An entire gallery explores the phenomenon of the No Movie, Asco’s unique contribution to the history of performance, consisting of an image that resembles a movie still, but without any movie behind the photograph as an actual reference. According to the wall text, “As non-celluloid forms of expression, No Movies envision the possibility of Chicanos starring in and producing a wide variety of Hollywood films while simultaneously highlighting their relative invisibility.” The No Movies include a variety of images of the group members, such as dressing up and vamping like Hollywood film stars, accepting the No Movie Award (a plaster cast of a cobra spray-painted gold), or parodying scenes from La Dolce Vita. Many of Asco’s best-known performances were originally conceived as No Movies, including First Supper (After a Major Riot) and Instant Mural (both 1974). Catalogue essayist David E. James explains that “these performances approached the conditions of cinema, which itself began by amalgamating easel painting and vaudeville” (181).
In some places the exhibition “freezes” performances in a series of iconic photographs by Harry Gamboa Jr., while elsewhere it emphasizes the group’s fragility and mutability that increased with the passing of time. According to the wall text, “Asco’s spontaneous actions of the early 1970s were by the end of the decade modified into scripted ensemble pieces highlighting the interdisciplinary interests and talents of their participants.” To this end, later sections expand on Asco’s early performances by exploring projects such as the mail art correspondence between Gronk and Chicano punk musician Jerry Dreva, solo mural projects by Herrón and Valdez, and a composite photo of a paper fashion show organized with Diane Gamboa and Sean Carrillo. Several photographs documenting the performance Titanic (1980) introduce a set of new faces to the Asco scene, but also presage the group’s inevitable demise.
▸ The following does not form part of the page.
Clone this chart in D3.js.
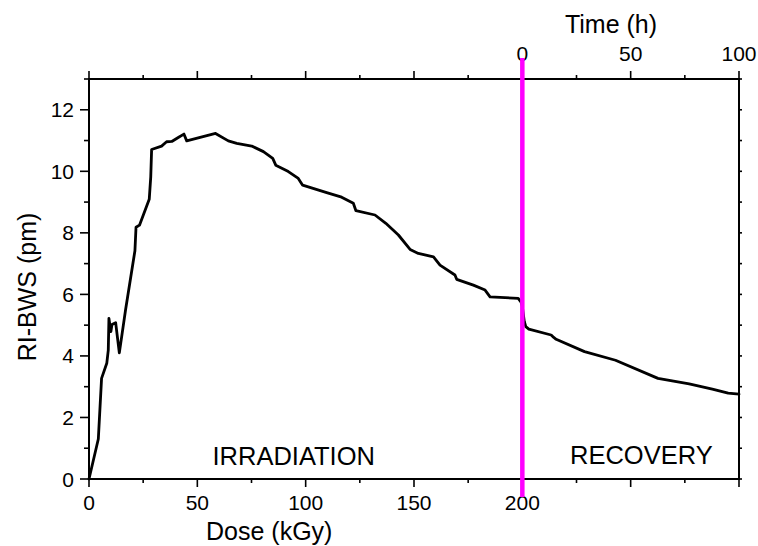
<!DOCTYPE html>
<html>
<head>
<meta charset="utf-8">
<script src="https://cdn.jsdelivr.net/npm/d3@7"></script>
<style>
  html, body { margin: 0; padding: 0; background: #fff; }
  svg { display: block; font-family: "Liberation Sans", Arial, sans-serif; }
</style>
</head>
<body>
<svg id="chart" width="758" height="546"></svg>
<script>
// ---- data ----
// Irradiation phase: [dose (kGy), RI-BWS (pm)]
const irradiationDose = [0, 4.3, 5.8, 8.2, 8.9, 9.2, 10.1, 10.6, 12.3, 14.0, 16.9, 21.2, 21.7, 23.3, 27.8, 28.5, 28.9, 33.5, 35.8, 38.2, 41.2, 43.8, 45.1, 58.4, 64.3, 68.2, 75.1, 80.5, 84.8, 86.2, 92.0, 96.6, 98.6, 109.7, 116.6, 122.0, 123.2, 132.0, 137.0, 142.8, 148.2, 152.0, 159.0, 162.0, 168.9, 169.7, 177.4, 182.8, 185.1, 198.1, 199.4, 200];
const irradiationValue = [0, 1.3, 3.27, 3.76, 4.19, 5.22, 4.79, 5.02, 5.08, 4.1, 5.51, 7.42, 8.18, 8.25, 9.09, 9.82, 10.71, 10.82, 10.96, 10.97, 11.1, 11.21, 10.99, 11.23, 10.99, 10.91, 10.82, 10.64, 10.42, 10.2, 9.99, 9.77, 9.55, 9.31, 9.16, 8.96, 8.72, 8.58, 8.31, 7.93, 7.46, 7.33, 7.22, 6.95, 6.63, 6.49, 6.3, 6.14, 5.92, 5.87, 5.75, 5.6];
// Recovery phase: [time (h), RI-BWS (pm)]
const recoveryTime = [0, 0.9, 1.6, 3.0, 13.3, 14.5, 15.6, 28.7, 43.0, 62.6, 77.0, 87.7, 95.0, 100];
const recoveryValue = [5.6, 5.12, 4.95, 4.87, 4.68, 4.6, 4.54, 4.14, 3.86, 3.27, 3.09, 2.92, 2.79, 2.76];

const doseTicks = [0, 25, 50, 75, 100, 125, 150, 175, 200, 225, 250, 275, 300];
const doseLabels = [0, 50, 100, 150, 200];
const timeLabels = [0, 50, 100];
const yTicks = [0, 1, 2, 3, 4, 5, 6, 7, 8, 9, 10, 11, 12, 13];
const yLabels = [0, 2, 4, 6, 8, 10, 12];
const switchDose = 200;

// ---- layout ----
const W = 758, H = 546;
const m = { left: 89, right: 19, top: 79, bottom: 67 };
const x0 = m.left, x1 = W - m.right, y0 = H - m.bottom, y1 = m.top;

const svg = d3.select("#chart");
const x = d3.scaleLinear().domain([0, 300]).range([x0, x1]);
const xt = d3.scaleLinear().domain([-200, 100]).range([x0, x1]);
const y = d3.scaleLinear().domain([0, 13]).range([y0, y1]);

const TICK_FS = 21, TITLE_FS = 25;

// bottom axis
const gB = svg.append("g").attr("transform", `translate(0,${y0})`);
gB.call(d3.axisBottom(x).tickValues(doseTicks).tickSize(0).tickFormat(""));
gB.select(".domain").remove();
gB.selectAll(".tick line").remove();
gB.selectAll(".tmaj").data(doseTicks).join("line")
  .attr("x1", d => x(d)).attr("x2", d => x(d)).attr("y1", 0)
  .attr("y2", d => d % 50 === 0 ? 8 : 4)
  .attr("stroke", "#000").attr("stroke-width", 1.6);
gB.selectAll(".lbl").data(doseLabels).join("text")
  .attr("x", d => x(d)).attr("y", 31)
  .attr("text-anchor", "middle").attr("font-size", TICK_FS).attr("fill", "#000")
  .text(d => d);

// top axis
const gT = svg.append("g").attr("transform", `translate(0,${y1})`);
gT.selectAll(".tk").data(doseTicks).join("line")
  .attr("x1", d => x(d)).attr("x2", d => x(d)).attr("y1", 0)
  .attr("y2", d => d % 50 === 0 ? -8 : -4)
  .attr("stroke", "#000").attr("stroke-width", 1.6);
gT.selectAll(".lbl").data(timeLabels).join("text")
  .attr("x", d => xt(d)).attr("y", -18)
  .attr("text-anchor", "middle").attr("font-size", TICK_FS).attr("fill", "#000")
  .text(d => d);

// left axis
const gL = svg.append("g");
gL.selectAll(".tk").data(yTicks).join("line")
  .attr("x1", x0).attr("x2", d => d % 2 === 0 ? x0 - 9 : x0 - 5)
  .attr("y1", d => y(d)).attr("y2", d => y(d))
  .attr("stroke", "#000").attr("stroke-width", 1.6);
gL.selectAll(".lbl").data(yLabels).join("text")
  .attr("x", x0 - 15).attr("y", d => y(d)).attr("dy", "0.36em")
  .attr("text-anchor", "end").attr("font-size", TICK_FS).attr("fill", "#000")
  .text(d => d);

// right axis
const gR = svg.append("g");
gR.selectAll(".tk").data(yTicks).join("line")
  .attr("x1", x1).attr("x2", x1 + 3)
  .attr("y1", d => y(d)).attr("y2", d => y(d))
  .attr("stroke", "#000").attr("stroke-width", 1.6);

// frame
svg.append("rect").attr("x", x0).attr("y", y1).attr("width", x1 - x0).attr("height", y0 - y1)
  .attr("fill", "none").attr("stroke", "#000").attr("stroke-width", 2);

// data curve
const pts = irradiationDose.map((d, i) => [x(d), y(irradiationValue[i])])
  .concat(recoveryTime.map((t, i) => [xt(t), y(recoveryValue[i])]));
svg.append("path").attr("d", d3.line()(pts))
  .attr("fill", "none").attr("stroke", "#000").attr("stroke-width", 2.8)
  .attr("stroke-linejoin", "round").attr("stroke-linecap", "round");

// magenta separator
svg.append("line")
  .attr("x1", x(switchDose)).attr("x2", x(switchDose))
  .attr("y1", y1 - 21).attr("y2", y0 + 18)
  .attr("stroke", "#ff00ff").attr("stroke-width", 4.5);

// annotations
svg.append("text").attr("x", x(57)).attr("y", y(0.45))
  .attr("font-size", 25.5).attr("fill", "#000").text("IRRADIATION");
svg.append("text").attr("x", xt(22)).attr("y", y(0.5))
  .attr("font-size", 25.5).attr("fill", "#000").text("RECOVERY");

// axis titles
svg.append("text").attr("x", 206).attr("y", 540)
  .attr("font-size", TITLE_FS).attr("fill", "#000").text("Dose (kGy)");
svg.append("text").attr("x", 611).attr("y", 33)
  .attr("text-anchor", "middle").attr("font-size", TITLE_FS).attr("fill", "#000").text("Time (h)");
svg.append("text").attr("transform", "translate(36,287) rotate(-90)")
  .attr("text-anchor", "middle").attr("font-size", TITLE_FS).attr("fill", "#000").text("RI-BWS (pm)");
</script>
</body>
</html>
One of the most memorable objects I encountered in either exhibition was a typewritten letter by Hernandez, in response to Los Angeles Times art critic William Wilson’s critique of an exhibition by the artist group Los Four at LACMA in 1974, the first of its kind at a major museum. After viewing Los Four’s exploration of Mexican American popular culture, presented as references to graffiti art, lowriders, and home altars, Wilson asked rhetorically, “Whatever happened to the museum as a bastion of cultural excellence?” Hernandez retorts, “If this exhibit represents a decline in artistic excellence (which it does not), I welcome that decline. . . . The Ghetto and the Reservation do exist. They are a very real part of American society.” The inclusion of Asco in five of the sixty-nine Pacific Standard Time exhibitions (Under the Big Black Sun at Museum of Contemporary Art, Los Angeles; Mex/LA at the Museum of Latin American Art, Long Beach; and Pacific Standard Time, Los Angeles Art, 1945–1980 at the Getty Center, in addition to those previously mentioned), as well as the overall presence of Chicano art within Pacific Standard Time, reveals how much has changed since Hernandez first wrote her letter. The lasting effect of these initiatives, however, remains to be seen.